━━━ Records provided

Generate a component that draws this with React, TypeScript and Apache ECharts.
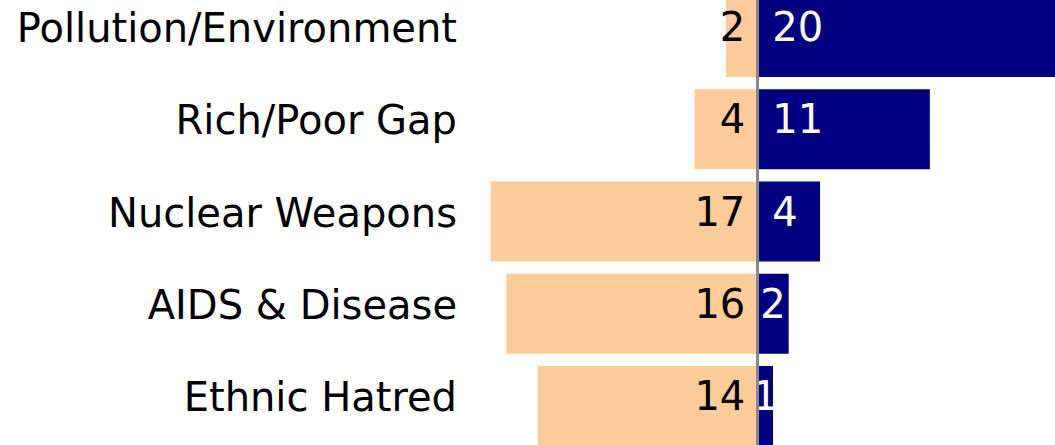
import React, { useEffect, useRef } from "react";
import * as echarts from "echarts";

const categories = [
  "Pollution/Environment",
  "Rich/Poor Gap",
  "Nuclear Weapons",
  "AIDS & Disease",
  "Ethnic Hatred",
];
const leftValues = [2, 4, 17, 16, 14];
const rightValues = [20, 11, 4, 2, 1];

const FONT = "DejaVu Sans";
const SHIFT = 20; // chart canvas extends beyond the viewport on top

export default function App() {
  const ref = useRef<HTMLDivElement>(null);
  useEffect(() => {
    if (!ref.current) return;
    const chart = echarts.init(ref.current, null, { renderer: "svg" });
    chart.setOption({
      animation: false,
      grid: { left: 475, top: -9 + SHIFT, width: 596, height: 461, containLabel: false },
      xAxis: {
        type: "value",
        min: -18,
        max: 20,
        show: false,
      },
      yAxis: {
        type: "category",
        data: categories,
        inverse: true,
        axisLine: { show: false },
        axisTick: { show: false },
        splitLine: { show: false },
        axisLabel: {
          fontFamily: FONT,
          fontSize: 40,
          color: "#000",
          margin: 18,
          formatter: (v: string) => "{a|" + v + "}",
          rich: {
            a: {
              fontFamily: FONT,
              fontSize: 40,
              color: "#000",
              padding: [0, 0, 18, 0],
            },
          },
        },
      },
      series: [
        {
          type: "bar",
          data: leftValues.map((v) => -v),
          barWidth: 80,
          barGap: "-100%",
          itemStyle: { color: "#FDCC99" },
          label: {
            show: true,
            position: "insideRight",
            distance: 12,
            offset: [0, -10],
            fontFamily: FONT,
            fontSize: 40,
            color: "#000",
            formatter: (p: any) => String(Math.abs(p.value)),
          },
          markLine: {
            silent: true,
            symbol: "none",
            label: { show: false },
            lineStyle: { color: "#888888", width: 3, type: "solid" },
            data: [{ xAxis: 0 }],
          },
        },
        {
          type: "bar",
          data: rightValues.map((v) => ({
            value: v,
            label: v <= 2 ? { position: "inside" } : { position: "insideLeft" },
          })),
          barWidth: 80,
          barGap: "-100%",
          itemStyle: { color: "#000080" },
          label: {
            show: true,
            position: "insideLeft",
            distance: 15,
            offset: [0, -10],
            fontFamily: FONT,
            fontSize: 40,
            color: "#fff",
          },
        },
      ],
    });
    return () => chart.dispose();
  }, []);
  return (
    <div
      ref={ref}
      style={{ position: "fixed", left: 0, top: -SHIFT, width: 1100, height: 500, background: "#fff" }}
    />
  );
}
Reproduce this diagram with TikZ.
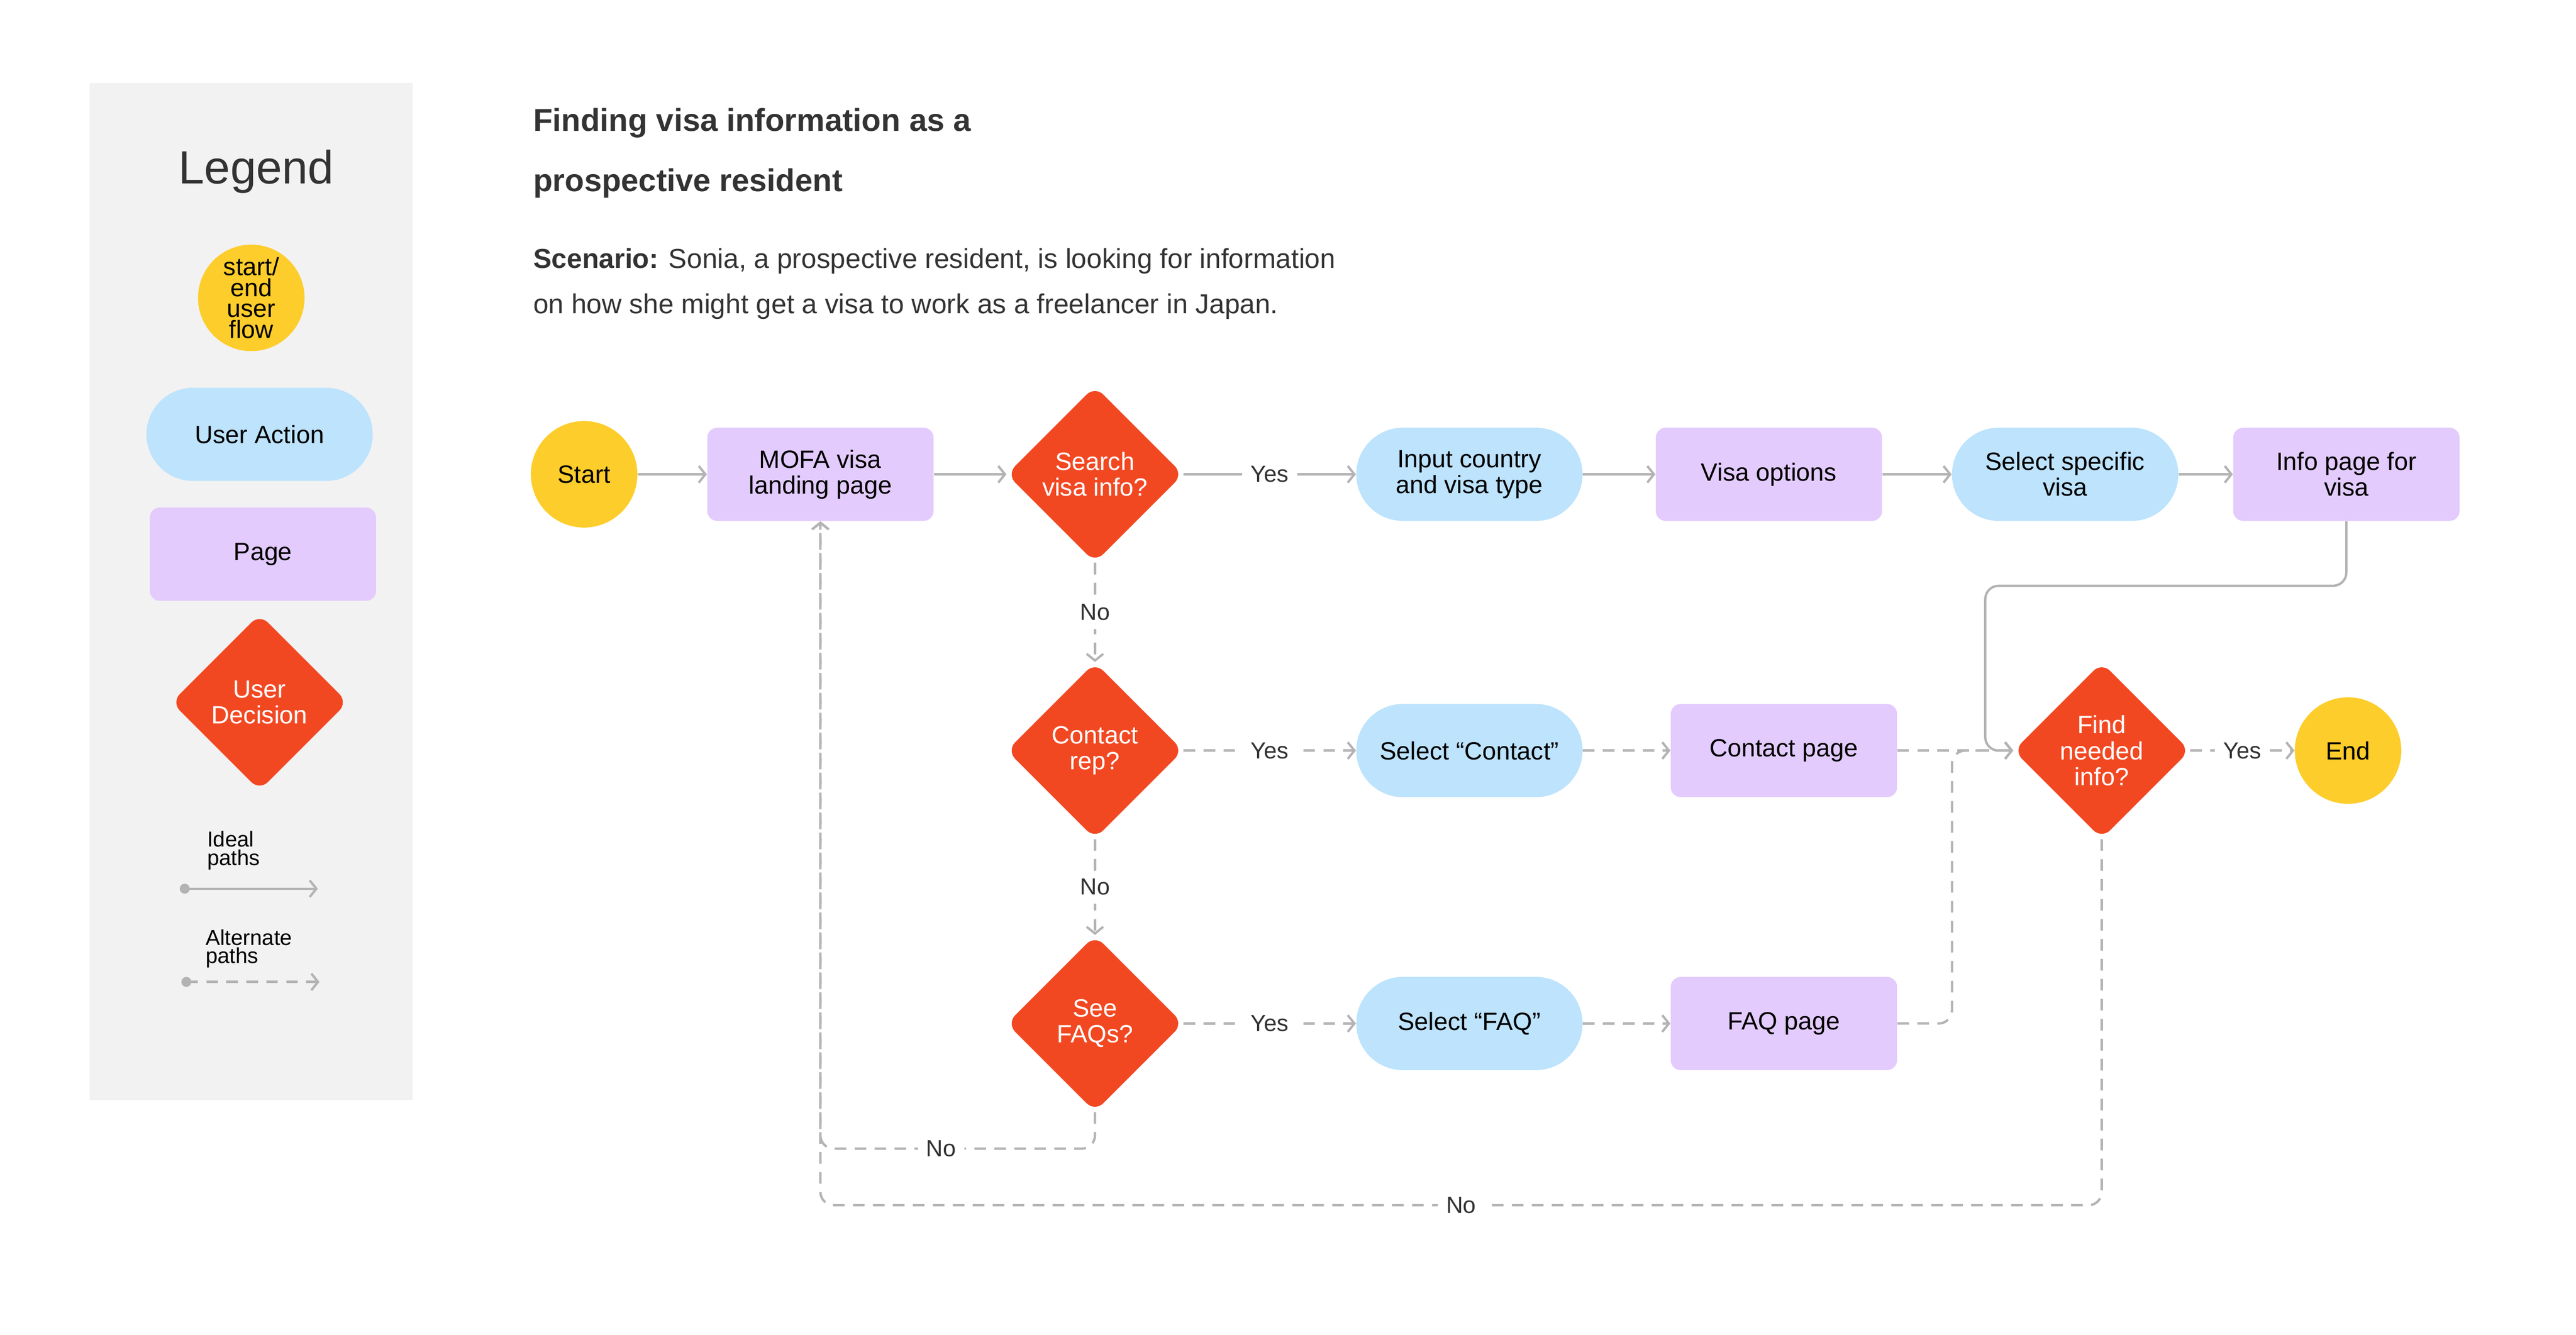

━━━━━━

Everything from the first line to the line with "const SHIFT = 20;" must be repeated exactly, and nothing else. Leave the pictures out.

**Solution to this task**
Generate a component that draws this with React, TypeScript and Apache ECharts.
import React, { useEffect, useRef } from "react";
import * as echarts from "echarts";

const categories = [
  "Pollution/Environment",
  "Rich/Poor Gap",
  "Nuclear Weapons",
  "AIDS & Disease",
  "Ethnic Hatred",
];
const leftValues = [2, 4, 17, 16, 14];
const rightValues = [20, 11, 4, 2, 1];

const FONT = "DejaVu Sans";
const SHIFT = 20; // chart canvas extends beyond the viewport on top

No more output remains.